Una de las características del cáncer es la inmortalidad o mejor dicho la casi inmortalidad.
En ocasiones pueden existir más células «cancerosas», no porque se produzcan más, sino porque, simplemente, no se mueren. Es como una sociedad donde la natalidad se mantiene o es baja pero nunca muere nadie, al final tendríamos el mismo problema que con las células, una catástrofe de superpoblación.
Los seres vivos se definen, en parte, porque crecen se reproducen y mueren. Y la muerte está presente continuamente en nuestro cuerpo, de forma constante van muriendo células viejas o defectuosas en nuestro organismo para que puedan ocupar su sitio células jóvenes más eficaces y vitales. Entre los tejidos que más experimentan estos recambios figura nuestra piel, nuestro aparato digestivo y nuestra sangre. Esta muerte fisiológica y tan necesaria para detener el cáncer de nuestras células se llama muerte celular programada o apóptosis, y se trata de un mecanismo que puede ser regulado por principios activos presentes en la graviola y el ozono.

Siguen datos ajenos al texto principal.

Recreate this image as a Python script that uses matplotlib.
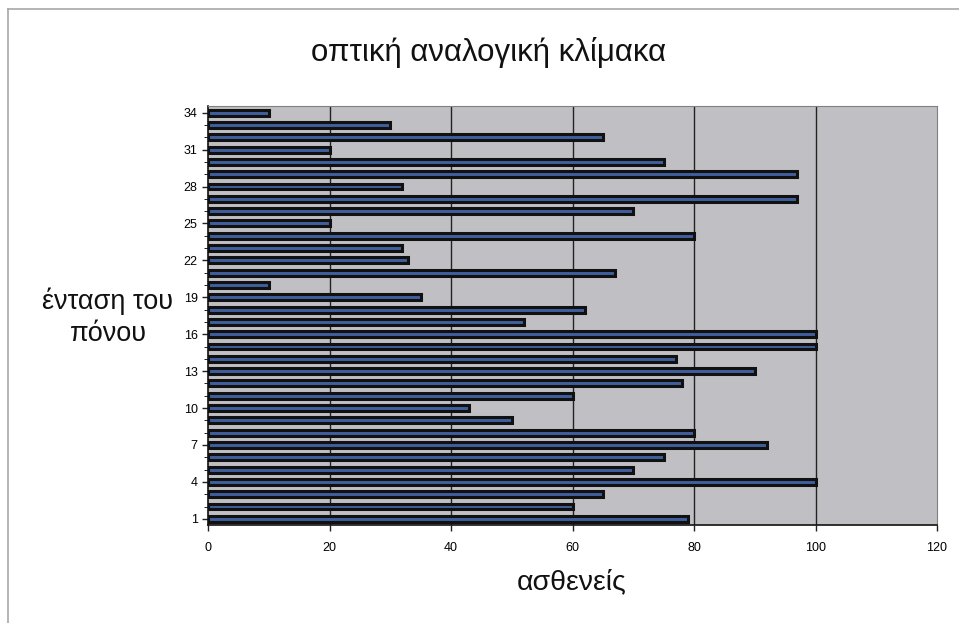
import matplotlib.pyplot as plt
from matplotlib.lines import Line2D

plt.rcParams['font.family'] = ['Liberation Sans', 'DejaVu Sans']

# Patients 1..34 and their pain rating on the visual analogue scale
patients = list(range(1, 35))
scores = [79, 60, 65, 100, 70, 75, 92, 80, 50, 43,
          60, 78, 90, 77, 100, 100, 52, 62, 35, 10,
          67, 33, 32, 80, 20, 70, 97, 32, 97, 75,
          20, 65, 30, 10]

tick_labels = [1, 4, 7, 10, 13, 16, 19, 22, 25, 28, 31, 34]
x_ticks = [0, 20, 40, 60, 80, 100, 120]

fig = plt.figure(figsize=(9.59, 6.23), dpi=100)
ax = fig.add_axes([208 / 959, 1 - 525 / 623, (937 - 208) / 959, (525 - 106.5) / 623])
ax.set_facecolor('#c0c0c4')

ax.barh(patients, scores, height=0.48, color='#3f5f9c', edgecolor='#111111',
        linewidth=2.2, zorder=3)

ax.set_xlim(0, 120)
ax.set_ylim(0.5, 34.5)
ax.set_xticks(x_ticks)
ax.set_yticks(tick_labels)
ax.set_yticks(patients, minor=True)
ax.tick_params(axis='both', labelsize=9, length=4, width=1, color='#222222')
ax.tick_params(axis='y', which='minor', length=3)
ax.tick_params(axis='x', pad=8)

for v in x_ticks[1:-1]:
    ax.axvline(v, color='#222222', linewidth=1, zorder=2)

ax.spines['left'].set_color('#111111')
ax.spines['bottom'].set_color('#111111')
ax.spines['left'].set_linewidth(1.2)
ax.spines['bottom'].set_linewidth(1.2)
ax.spines['top'].set_color('#808080')
ax.spines['right'].set_color('#808080')

fig.text(489 / 959, 1 - 52 / 623, 'οπτική αναλογική κλίμακα', ha='center', va='center',
         fontsize=22.5, color='#111111')
fig.text(108 / 959, 1 - 317 / 623, 'ένταση του\nπόνου', ha='center', va='center',
         fontsize=19.5, color='#111111', linespacing=1.3)
fig.text(572 / 959, 1 - 582 / 623, 'ασθενείς', ha='center', va='center',
         fontsize=20.5, color='#111111')

# thin frame around the chart area
fig.add_artist(Line2D([8 / 959, 8 / 959], [0, 1 - 9 / 623], color='#a8a8a8', linewidth=1.2))
fig.add_artist(Line2D([8 / 959, 1], [1 - 9 / 623, 1 - 9 / 623], color='#a8a8a8', linewidth=1.2))

fig.savefig('out.png', dpi=100)
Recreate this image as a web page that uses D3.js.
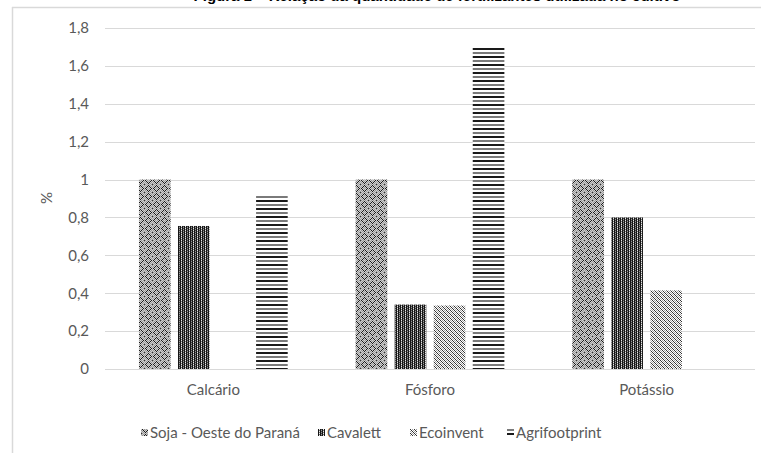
<!DOCTYPE html>
<html>
<head>
<meta charset="utf-8">
<script src="https://cdn.jsdelivr.net/npm/d3@7"></script>
<style>
  html, body { margin: 0; padding: 0; background: #fff; }
  svg { display: block; }
  text { font-family: Lato, "Open Sans", sans-serif; }
</style>
</head>
<body>
<svg id="chart" width="761" height="453"></svg>
<script>
// Fertiliser quantities relative to the regional soybean reference
const categories = ["Calcário", "Fósforo", "Potássio"];
const seriesNames = ["Soja - Oeste do Paraná", "Cavalett", "Ecoinvent", "Agrifootprint"];
const sojaValues = [1, 1, 1];
const cavalettValues = [0.755, 0.34, 0.80];
const ecoinventValues = [0, 0.335, 0.415];
const agrifootprintValues = [0.92, 1.70, 0];
const yTicks = [0, 0.2, 0.4, 0.6, 0.8, 1, 1.2, 1.4, 1.6, 1.8];
const titleText = "Figura 1 – Relação da quantidade de fertilizantes utilizada no cultivo";

const series = [sojaValues, cavalettValues, ecoinventValues, agrifootprintValues];

const svg = d3.select("#chart");
const W = 761, H = 453;
const plot = { left: 105, right: 755, top: 28, bottom: 369 };

// ---- fill patterns ----
const defs = svg.append("defs");
function pixelPattern(id, w, h, bg, cells) {
  const p = defs.append("pattern").attr("id", id)
    .attr("patternUnits", "userSpaceOnUse").attr("width", w).attr("height", h);
  p.append("rect").attr("width", w).attr("height", h).attr("fill", bg);
  cells.forEach(c => p.append("rect").attr("x", c[0]).attr("y", c[1])
    .attr("width", c[2] || 1).attr("height", c[3] || 1).attr("fill", c[4]));
  return p;
}
// Soja: grey checker with dark diamond dots
(function () {
  const cells = [];
  for (let y = 0; y < 8; y++) for (let x = 0; x < 8; x++) {
    if ((x + y) % 2 === 0) cells.push([x, y, 1, 1, "#d0d0d0"]);
    const d = Math.abs(x - 4) + Math.abs(y - 4);
    if (d === 3 && (x + y) % 2 === 1) cells.push([x, y, 1, 1, "#1a1a1a"]);
  }
  cells.push([0, 0, 1, 1, "#333"]);
  pixelPattern("pSoja", 8, 8, "#969696", cells);
})();
// Cavalett: dark with thin light vertical strands
(function () {
  const cells = [];
  for (let y = 0; y < 4; y++) {
    cells.push([1, y, 1, 1, y % 2 === 0 ? "#e8e8e8" : "#777"]);
    cells.push([3, y, 1, 1, y % 2 === 1 ? "#999" : "#444"]);
  }
  pixelPattern("pCav", 4, 4, "#151515", cells);
})();
// Ecoinvent: downward diagonal lines
(function () {
  const cells = [];
  for (let i = 0; i < 4; i++) {
    cells.push([i, i, 1, 1, "#333"]);
    cells.push([(i + 2) % 4, i, 1, 1, "#a0a0a0"]);
  }
  pixelPattern("pEco", 4, 4, "#fff", cells);
})();
// Agrifootprint: horizontal lines
pixelPattern("pAgri", 8, 8, "#fff", [[0, 0, 8, 2, "#1a1a1a"], [0, 4, 8, 2, "#7a7a7a"]]);

const fills = ["url(#pSoja)", "url(#pCav)", "url(#pEco)", "url(#pAgri)"];

// ---- frame ----
svg.append("line").attr("x1", 12).attr("x2", W).attr("y1", 7.5).attr("y2", 7.5)
  .attr("stroke", "#d9d9d9").attr("stroke-width", 1.5);
svg.append("line").attr("x1", 12.5).attr("x2", 12.5).attr("y1", 7).attr("y2", H)
  .attr("stroke", "#d9d9d9").attr("stroke-width", 1.5);

// title (lies mostly above the top edge)
svg.append("text").attr("x", 437).attr("y", 0.5).attr("text-anchor", "middle")
  .attr("font-size", 15).attr("font-weight", "bold").attr("fill", "#000")
  .style("font-family", "'Liberation Sans', sans-serif")
  .text(titleText);

// ---- scales ----
const x0 = d3.scaleBand().domain(categories).range([plot.left, plot.right]).paddingInner(0).paddingOuter(0);
const x1 = d3.scaleBand().domain(d3.range(seriesNames.length)).range([0, x0.bandwidth()])
  .paddingInner(0.19).paddingOuter(0.87);
const y = d3.scaleLinear().domain([0, 1.8]).range([plot.bottom, plot.top]);

// gridlines
svg.append("g").selectAll("line").data(yTicks).join("line")
  .attr("x1", plot.left).attr("x2", plot.right)
  .attr("y1", d => Math.round(y(d)) + 0.5).attr("y2", d => Math.round(y(d)) + 0.5)
  .attr("stroke", "#d9d9d9").attr("stroke-width", 1);

// y axis labels
const yAxis = d3.axisLeft(y).tickValues(yTicks).tickSize(0).tickPadding(0)
  .tickFormat(d => String(d).replace(".", ","));
const ya = svg.append("g").attr("transform", `translate(${plot.left - 16},0)`).call(yAxis);
ya.select(".domain").remove();
ya.selectAll("text").attr("font-size", 15).attr("fill", "#595959")
  .style("font-family", "Lato, sans-serif");

// x axis labels
const xAxis = d3.axisBottom(x0).tickSize(0).tickPadding(0);
const xa = svg.append("g").attr("transform", `translate(0,${plot.bottom + 15})`).call(xAxis);
xa.select(".domain").remove();
xa.selectAll("text").attr("font-size", 15).attr("fill", "#595959")
  .style("font-family", "Lato, sans-serif");

// y axis title
svg.append("text").attr("transform", "translate(52,198) rotate(-90)")
  .attr("text-anchor", "middle").attr("font-size", 15).attr("fill", "#595959").text("%");

// ---- bars ----
const rows = [];
categories.forEach((c, ci) => series.forEach((s, si) => {
  if (s[ci] > 0) rows.push({ c, si, v: s[ci] });
}));
svg.append("g").selectAll("rect").data(rows).join("rect")
  .attr("x", d => x0(d.c) + x1(d.si))
  .attr("width", x1.bandwidth())
  .attr("y", d => y(d.v))
  .attr("height", d => y(0) - y(d.v))
  .attr("fill", d => fills[d.si]);

// ---- legend ----
const legendX = [141, 318, 410, 507];
const lg = svg.append("g").selectAll("g").data(seriesNames).join("g")
  .attr("transform", (d, i) => `translate(${legendX[i]},433)`);
lg.append("rect").attr("x", 0).attr("y", -4).attr("width", 7).attr("height", 7)
  .attr("fill", (d, i) => fills[i]);
lg.append("text").attr("x", 9).attr("y", 0).attr("dy", "0.35em")
  .attr("font-size", 15).attr("fill", "#595959").text(d => d);
</script>
</body>
</html>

Pues bien, la célula tumoral se lo salta a la torera, no muere. Es capaz de desarrollar estrategias para evadir esta muerte fisiológica de las células. De hecho, buena parte de las células tumorales de una persona en las condiciones adecuadas de temperatura , oxígeno y alimentación se convierten en inmortales y siguen viviendo en el laboratorio incluso décadas después de la muerte del paciente. Ello nos permite estudiarlas en detalle, aunque sea una verdadera paradoja que mantengamos a este asesino vivo en nuestras salas de cultivo.